11.6 BASIS FOR APPROVAL OF IMPROVEMENTS: As conditions precedent to approval of any matter submitted to it, the Committee must ordinarily be able to find that (i) the plans and specifications conform to this Declaration and to the Architectural Standards in effect at the time the proposal was submitted and (ii) the proposed Alteration will be aesthetically consistent with the other Improvements in the Project as to harmony of exterior design, landscaping, color schemes, exterior finishes, visibility with respect to existing structures and environment, and placement of structures with respect to topography and finished grade elevation.
I would argue that the approval of the hardwood floors directly above another unit is not consistent with the purpose and intent nor conform to our governing documents when they made their decision to approve the request as the purpose and intent of section 5.4 of the CC&Rs was to protect other homeowners from changes being made that would negatively impact another homeowners unit by increasing the sound transmission through the walls, ceiling or floors.
Give the facts.
* For the two units affected, all units in this condo complex are directly above one another. Bedrooms directly above bedrooms, living rooms above living rooms, etc. Units are directly above one another are identical.

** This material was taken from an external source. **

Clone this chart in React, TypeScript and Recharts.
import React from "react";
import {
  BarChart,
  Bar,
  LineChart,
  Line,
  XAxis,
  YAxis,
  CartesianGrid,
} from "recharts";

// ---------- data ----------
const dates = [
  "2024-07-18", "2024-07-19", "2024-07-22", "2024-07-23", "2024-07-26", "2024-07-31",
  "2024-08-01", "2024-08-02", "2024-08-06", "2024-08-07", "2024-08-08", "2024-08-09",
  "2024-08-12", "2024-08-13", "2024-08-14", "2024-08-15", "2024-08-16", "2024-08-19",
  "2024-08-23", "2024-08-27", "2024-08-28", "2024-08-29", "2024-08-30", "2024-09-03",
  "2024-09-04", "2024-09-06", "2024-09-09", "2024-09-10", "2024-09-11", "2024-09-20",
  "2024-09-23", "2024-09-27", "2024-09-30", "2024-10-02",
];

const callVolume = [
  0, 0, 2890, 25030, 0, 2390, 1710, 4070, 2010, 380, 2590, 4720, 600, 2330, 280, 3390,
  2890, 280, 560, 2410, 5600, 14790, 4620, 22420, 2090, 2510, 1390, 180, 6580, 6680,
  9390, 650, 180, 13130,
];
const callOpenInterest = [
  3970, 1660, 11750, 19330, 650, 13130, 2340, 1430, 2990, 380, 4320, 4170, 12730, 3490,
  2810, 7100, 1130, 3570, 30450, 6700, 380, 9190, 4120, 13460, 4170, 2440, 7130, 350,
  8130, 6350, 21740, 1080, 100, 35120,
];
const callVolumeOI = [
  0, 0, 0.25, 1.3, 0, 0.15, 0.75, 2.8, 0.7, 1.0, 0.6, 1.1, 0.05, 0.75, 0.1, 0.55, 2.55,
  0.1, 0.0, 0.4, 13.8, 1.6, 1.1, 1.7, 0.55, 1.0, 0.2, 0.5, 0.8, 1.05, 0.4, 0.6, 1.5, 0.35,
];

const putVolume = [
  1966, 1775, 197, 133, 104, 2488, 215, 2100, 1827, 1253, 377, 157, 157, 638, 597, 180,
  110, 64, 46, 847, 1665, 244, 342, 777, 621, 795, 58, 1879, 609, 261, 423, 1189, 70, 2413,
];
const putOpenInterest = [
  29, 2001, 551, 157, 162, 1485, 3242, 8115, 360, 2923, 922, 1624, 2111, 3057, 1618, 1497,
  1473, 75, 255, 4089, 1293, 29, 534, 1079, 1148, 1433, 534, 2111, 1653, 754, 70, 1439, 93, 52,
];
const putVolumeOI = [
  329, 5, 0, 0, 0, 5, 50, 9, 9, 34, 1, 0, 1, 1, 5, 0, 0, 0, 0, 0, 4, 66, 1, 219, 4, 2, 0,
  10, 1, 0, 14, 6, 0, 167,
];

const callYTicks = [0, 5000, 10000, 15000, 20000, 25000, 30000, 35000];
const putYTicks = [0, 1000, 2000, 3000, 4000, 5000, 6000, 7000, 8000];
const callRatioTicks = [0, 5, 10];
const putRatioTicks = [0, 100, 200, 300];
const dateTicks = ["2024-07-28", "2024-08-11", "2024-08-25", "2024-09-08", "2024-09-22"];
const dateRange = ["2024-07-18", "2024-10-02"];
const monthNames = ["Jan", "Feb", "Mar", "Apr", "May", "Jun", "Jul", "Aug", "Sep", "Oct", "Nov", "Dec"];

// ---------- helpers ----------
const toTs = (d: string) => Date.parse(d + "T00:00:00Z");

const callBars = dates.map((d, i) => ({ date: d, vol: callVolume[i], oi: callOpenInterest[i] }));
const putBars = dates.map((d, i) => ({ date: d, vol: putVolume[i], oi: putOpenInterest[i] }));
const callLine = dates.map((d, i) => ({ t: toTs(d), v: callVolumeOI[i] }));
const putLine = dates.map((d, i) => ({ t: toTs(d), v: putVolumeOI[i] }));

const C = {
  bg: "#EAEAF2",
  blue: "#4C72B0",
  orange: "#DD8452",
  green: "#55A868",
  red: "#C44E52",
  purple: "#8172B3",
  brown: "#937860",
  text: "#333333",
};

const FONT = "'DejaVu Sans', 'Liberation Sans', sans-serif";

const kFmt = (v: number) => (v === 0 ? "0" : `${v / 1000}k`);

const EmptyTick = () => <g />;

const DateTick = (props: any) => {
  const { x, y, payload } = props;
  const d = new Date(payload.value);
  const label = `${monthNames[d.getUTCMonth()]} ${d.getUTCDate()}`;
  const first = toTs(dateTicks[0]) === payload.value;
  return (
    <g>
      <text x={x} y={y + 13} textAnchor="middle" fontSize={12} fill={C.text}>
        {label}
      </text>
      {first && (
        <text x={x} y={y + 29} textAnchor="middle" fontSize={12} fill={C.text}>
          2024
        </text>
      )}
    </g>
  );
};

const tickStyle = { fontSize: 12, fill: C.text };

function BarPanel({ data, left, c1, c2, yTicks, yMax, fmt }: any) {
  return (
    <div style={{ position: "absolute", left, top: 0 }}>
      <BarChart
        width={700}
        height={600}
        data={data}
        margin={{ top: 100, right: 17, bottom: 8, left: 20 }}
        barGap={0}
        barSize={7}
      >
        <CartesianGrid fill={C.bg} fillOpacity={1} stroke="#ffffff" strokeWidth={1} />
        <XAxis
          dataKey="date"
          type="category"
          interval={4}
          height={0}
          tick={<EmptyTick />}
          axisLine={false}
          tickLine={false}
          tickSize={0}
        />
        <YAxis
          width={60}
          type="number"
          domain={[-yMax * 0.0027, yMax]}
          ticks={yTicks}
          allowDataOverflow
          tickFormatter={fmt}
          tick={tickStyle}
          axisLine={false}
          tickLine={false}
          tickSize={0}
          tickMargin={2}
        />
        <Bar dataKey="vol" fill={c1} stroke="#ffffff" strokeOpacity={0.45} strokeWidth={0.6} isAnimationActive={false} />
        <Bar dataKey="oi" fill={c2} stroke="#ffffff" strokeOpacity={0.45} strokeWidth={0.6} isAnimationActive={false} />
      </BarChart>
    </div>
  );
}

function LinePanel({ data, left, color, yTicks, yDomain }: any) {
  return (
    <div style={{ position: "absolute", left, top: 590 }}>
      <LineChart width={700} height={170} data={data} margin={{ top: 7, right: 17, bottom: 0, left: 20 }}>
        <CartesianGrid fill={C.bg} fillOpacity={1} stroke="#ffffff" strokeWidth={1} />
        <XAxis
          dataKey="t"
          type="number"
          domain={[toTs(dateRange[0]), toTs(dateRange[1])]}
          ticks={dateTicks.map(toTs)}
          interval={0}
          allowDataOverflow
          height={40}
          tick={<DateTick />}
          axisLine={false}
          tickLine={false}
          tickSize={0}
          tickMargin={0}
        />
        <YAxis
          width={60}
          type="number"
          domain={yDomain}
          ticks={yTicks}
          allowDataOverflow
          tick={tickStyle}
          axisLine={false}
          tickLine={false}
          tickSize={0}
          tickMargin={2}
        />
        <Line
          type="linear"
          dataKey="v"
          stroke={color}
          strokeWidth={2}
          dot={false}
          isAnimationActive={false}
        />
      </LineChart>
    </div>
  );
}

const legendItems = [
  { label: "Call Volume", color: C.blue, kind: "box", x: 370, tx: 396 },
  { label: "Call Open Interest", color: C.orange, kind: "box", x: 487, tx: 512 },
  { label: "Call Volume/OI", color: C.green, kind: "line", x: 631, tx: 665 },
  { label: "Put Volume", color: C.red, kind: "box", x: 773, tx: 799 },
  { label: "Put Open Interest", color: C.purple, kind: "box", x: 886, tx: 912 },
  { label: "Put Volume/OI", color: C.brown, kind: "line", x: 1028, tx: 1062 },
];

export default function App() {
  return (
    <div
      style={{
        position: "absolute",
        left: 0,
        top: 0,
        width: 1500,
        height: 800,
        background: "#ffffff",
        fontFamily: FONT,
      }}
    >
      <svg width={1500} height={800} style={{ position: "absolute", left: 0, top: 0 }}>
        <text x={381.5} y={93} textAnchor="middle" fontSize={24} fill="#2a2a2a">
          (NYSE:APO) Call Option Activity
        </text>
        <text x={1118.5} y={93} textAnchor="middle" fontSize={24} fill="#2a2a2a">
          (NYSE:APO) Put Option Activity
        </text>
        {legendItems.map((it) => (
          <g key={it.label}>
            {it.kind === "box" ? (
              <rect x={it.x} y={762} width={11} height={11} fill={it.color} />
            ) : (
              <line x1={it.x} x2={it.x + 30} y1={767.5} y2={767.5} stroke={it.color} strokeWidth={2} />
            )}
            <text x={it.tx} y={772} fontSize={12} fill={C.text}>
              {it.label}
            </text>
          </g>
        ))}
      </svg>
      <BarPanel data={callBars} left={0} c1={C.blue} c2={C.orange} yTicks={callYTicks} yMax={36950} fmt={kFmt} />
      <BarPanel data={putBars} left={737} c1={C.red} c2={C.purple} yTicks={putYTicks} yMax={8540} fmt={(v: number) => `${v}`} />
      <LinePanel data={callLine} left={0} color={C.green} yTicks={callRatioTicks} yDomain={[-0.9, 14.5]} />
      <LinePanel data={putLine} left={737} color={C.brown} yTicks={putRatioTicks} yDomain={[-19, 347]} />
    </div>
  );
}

* The architectural committee approved this request because the father and mother believe their 2 year old daughter has carpet allergies and they were able to have a doctor sign off on a note stating as such.
* In the first HOA meeting that was held following the installation of the hardwood floors, the architectural committee revealed that they initially denied the request. However, after an appeal, it was approved based on the advice of one of the employees of the management company our HOA uses. To paraphrase the advice, it was stated that if they were to deny the appeal, that the board could potentially be sued. And so the approval was given based on fear of legal action. It should be noted that the employee of the management company is not an attorney, and the attorney that our HOA has on hand was not used to provide legal council concerning the matter before approving or denying the appeal.

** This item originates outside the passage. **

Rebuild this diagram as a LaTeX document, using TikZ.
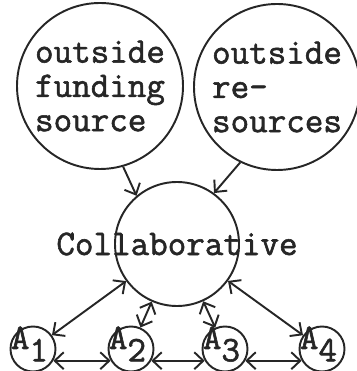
\documentclass[tikz,border=0pt]{standalone}
\usepackage{fontspec}
\setmonofont{Latin Modern Mono}[FakeBold=1.6]
\usetikzlibrary{arrows.meta}
\colorlet{ink}{black!85}

\begin{document}
\begin{tikzpicture}[
    source/.style={circle,draw=ink,line width=1.1pt,minimum size=3.32cm,inner sep=0pt,align=left,text=ink,font=\ttfamily\fontsize{20.5}{19.5}\selectfont},
    hub/.style={circle,draw=ink,line width=1.1pt,minimum size=2.48cm,inner sep=0pt,text=ink,font=\ttfamily\fontsize{20.5}{18}\selectfont},
    agent/.style={circle,draw=ink,line width=1.1pt,minimum size=0.9cm,inner sep=0pt,text=ink,font=\ttfamily\fontsize{20.5}{18}\selectfont},
    arr/.style={-{Straight Barb[length=1.8mm,width=3.4mm]},line width=1.1pt,draw=ink},
    link/.style={{Straight Barb[length=1.8mm,width=3.4mm]}-{Straight Barb[length=1.8mm,width=3.4mm]},line width=1.1pt,draw=ink}]
   \useasboundingbox (0,0) rectangle (7.12,7.42);
   \node[source] (fund) at (2.00,5.70) {outside\\funding\\source};
   \node[source] (res)  at (5.54,5.68) {outside\\re-\\sources};
   \node[hub]    (col)  at (3.54,2.54) {\makebox[0pt]{Collaborative}};
   \node[agent]  (a1) at (0.66,0.44) {\smash{\makebox[0pt]{\hspace{-4pt}A\raisebox{-7pt}{1}}}};
   \node[agent]  (a2) at (2.62,0.44) {\smash{\makebox[0pt]{\hspace{-4pt}A\raisebox{-7pt}{2}}}};
   \node[agent]  (a3) at (4.50,0.44) {\smash{\makebox[0pt]{\hspace{-4pt}A\raisebox{-7pt}{3}}}};
   \node[agent]  (a4) at (6.44,0.44) {\smash{\makebox[0pt]{\hspace{-4pt}A\raisebox{-7pt}{4}}}};
   % inflows from the two outside sources
   \draw[arr] (fund.-74) -- (col.130);
   \draw[arr] (res.-116) -- (col.54);
   % hub to each agent
   \draw[link] (col) -- (a1);
   \draw[link] (col) -- (a2);
   \draw[link] (col) -- (a3);
   \draw[link] (col) -- (a4);
   % agents along the bottom row
   \draw[link] (a1.-30) -- (a2.210);
   \draw[link] (a2.-30) -- (a3.210);
   \draw[link] (a3.-30) -- (a4.210);
  \end{tikzpicture}
\end{document}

* Furthermore, in that same HOA meeting, they also revealed that they were either misunderstood or were ignorant of section 5.4 of the CC&Rs. It was the initial understanding of the HOA Board and Architectural Committee that the CC&Rs stated that hardwood floors were not allowed in bedrooms, but living/dining rooms were allowed. As a result, the upper unit homeowners were actually putting in an request to the architectural committee for an exemption to this non-existent rule when in reality hardwood floors are not allowed ANYWHERE in a unit where soft-coverings are already in place. This mis-understanding is evidenced also in the document providing approval by the architectural committee in which it states, "Upon sale or moving from the unit the bedroom/s must be re carpeted."
* Furthermore, in that same HOA meeting, after the HOA Board and Architectural Committee became aware of the true meaning of section 5.4 by the lower unit homeowner, they moved, seconded, and passed a change stating that they will no longer approve hardwood floors at all. This is evidenced in the minutes for the last HOA meeting.

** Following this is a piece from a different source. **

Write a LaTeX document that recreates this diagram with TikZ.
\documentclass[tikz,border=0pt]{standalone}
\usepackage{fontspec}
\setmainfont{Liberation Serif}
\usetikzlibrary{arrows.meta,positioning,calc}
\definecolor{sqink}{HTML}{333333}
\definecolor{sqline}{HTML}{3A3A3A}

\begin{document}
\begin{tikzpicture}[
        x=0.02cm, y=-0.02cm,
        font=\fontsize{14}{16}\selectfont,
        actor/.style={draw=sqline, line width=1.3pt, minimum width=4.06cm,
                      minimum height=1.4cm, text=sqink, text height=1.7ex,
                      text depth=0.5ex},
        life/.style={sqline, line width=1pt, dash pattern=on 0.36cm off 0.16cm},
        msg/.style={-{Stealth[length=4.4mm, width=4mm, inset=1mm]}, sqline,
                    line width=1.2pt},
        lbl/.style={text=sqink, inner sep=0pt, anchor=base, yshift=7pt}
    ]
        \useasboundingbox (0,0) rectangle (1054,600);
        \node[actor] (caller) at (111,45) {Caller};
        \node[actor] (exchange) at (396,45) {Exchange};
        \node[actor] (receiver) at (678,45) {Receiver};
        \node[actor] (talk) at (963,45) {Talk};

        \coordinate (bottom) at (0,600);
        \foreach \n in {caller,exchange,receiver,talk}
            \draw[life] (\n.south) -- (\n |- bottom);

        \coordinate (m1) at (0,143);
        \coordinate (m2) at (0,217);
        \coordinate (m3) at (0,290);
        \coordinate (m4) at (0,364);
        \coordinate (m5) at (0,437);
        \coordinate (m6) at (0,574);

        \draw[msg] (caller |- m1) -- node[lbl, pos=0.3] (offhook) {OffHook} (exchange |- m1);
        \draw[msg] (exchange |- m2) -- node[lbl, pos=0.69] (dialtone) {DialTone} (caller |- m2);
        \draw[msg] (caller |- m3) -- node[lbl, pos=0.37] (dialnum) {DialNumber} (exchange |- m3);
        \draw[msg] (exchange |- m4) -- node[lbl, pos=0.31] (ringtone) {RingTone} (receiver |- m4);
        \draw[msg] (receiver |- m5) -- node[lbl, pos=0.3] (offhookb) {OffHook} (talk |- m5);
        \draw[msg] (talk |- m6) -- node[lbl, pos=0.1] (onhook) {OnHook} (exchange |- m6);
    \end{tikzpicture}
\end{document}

* Finally, in that same HOA meeting, the President of the Board who is also a member of the Architectural Committee admitted that the approval of the installation of the hardwood floors was a mistake.
* The architectural committee did not involve the homeowner of the lower unit in this decision nor did they advise them or give them any forewarning that this change was going to be made. The lower unit homeowner only became aware of the installation of the approved hardwood floors due to the loud construction noises going on and asked the President of the Board via email which he replied to and confirmed.
* The architectural committee did not provide any concrete and/or specific guidelines to the upper unit homeowner to be followed for the installation of the hardwood floors in order to maintain the current level of sound transmission or reduce it. In fact, it was incredibly vague and allowed the upper unit homeowner a great deal of freedom to install hardwood floors with as much or as little sound reduction qualities as they wished. As stated in the approval to the upper unit homeowners from the architectural committee...
1. All permits from public agencies be applied for and granted (if applicable).
2. Construction is in accordance with the plans submitted and approved.
3. All work must be in compliance with local building codes and requirements.
4. Homeowner acknowledges that any improvement not in compliance with City codes or requirements will be reported to the City Building Code inspector.
5. There must be a separation from the party walls of the hardwood flooring.
Additional Conditions:
1. The flooring is required to utilize the highest sound insulation available
2. Upon sale or moving from the unit the bedroom/s must be re carpeted.
* California Building Code requires that all flooring meet an impact insulation class (IIC, specifically for impact type noises such as footfall, dropping things, etc...) of 45. While it is impossible to know unless the new flooring is tested appropriately, it is being suggested that the new flooring cannot possibly meet code with how much noise is being transmitted.
* The lower unit homeowner now states that the increased noise has rendered the unit untenable. They state that they are unable to sleep at night while the upper unit homeowners are awake and moving about, that they must wake up in the morning when their upstairs neighbors wake up due to the noise, also that the noise is so invasive and loud that their 1 year old son cannot sleep without being awakened. One example they gave was that the noise is now so loud that the noise can clearly be heard above a hairdryer being used. They also state that this will undoubtedly cause a significant drop in the value of their property.
* The lower unit homeowner contends that the HOA Board did not do their due diligence in the matter of the approval of the hardwood floors. The lower unit homeowners believe that the HOA Board should have been keenly aware of section 5.4 and what it's true meaning is.
* Furthermore, the lower unit homeowners believe that the HOA Board should have consulted the HOA's attorney to determine whether or not a doctor's note for allergies is sufficient reasoning by the law to exempt the upper unit homeowner's from a section of the CC&Rs.
* Furthermore, if a doctor's note for allergies is sufficient reasoning to allow an exemption of a section of the CC&Rs, the lower unit homeowners believe that the HOA Board should have consulted the HOA's attorney to determine whether the installation of hardwood floors above another homeowner's unit oversteps the law in regards to allowed exemptions due to the significant impact it can, and now has on the lower unit homeowner.
* Finally, assuming that the law allows for hardwood floor installation in spite of the CC&Rs for allergic reasons, then the lower unit homeowners believe that the HOA Board did not do their due diligence in providing specific guidelines for the installation of the hardwood floors and under the CC&Rs should have consulted an expert in the field of hardwood floor installation and soundproofing to create those guidelines since they were not already established.
There are probably some other minor facts I may have left out, but this is the majority of the situation at hand. Please feel free to ask any further questions and I can provide clarification.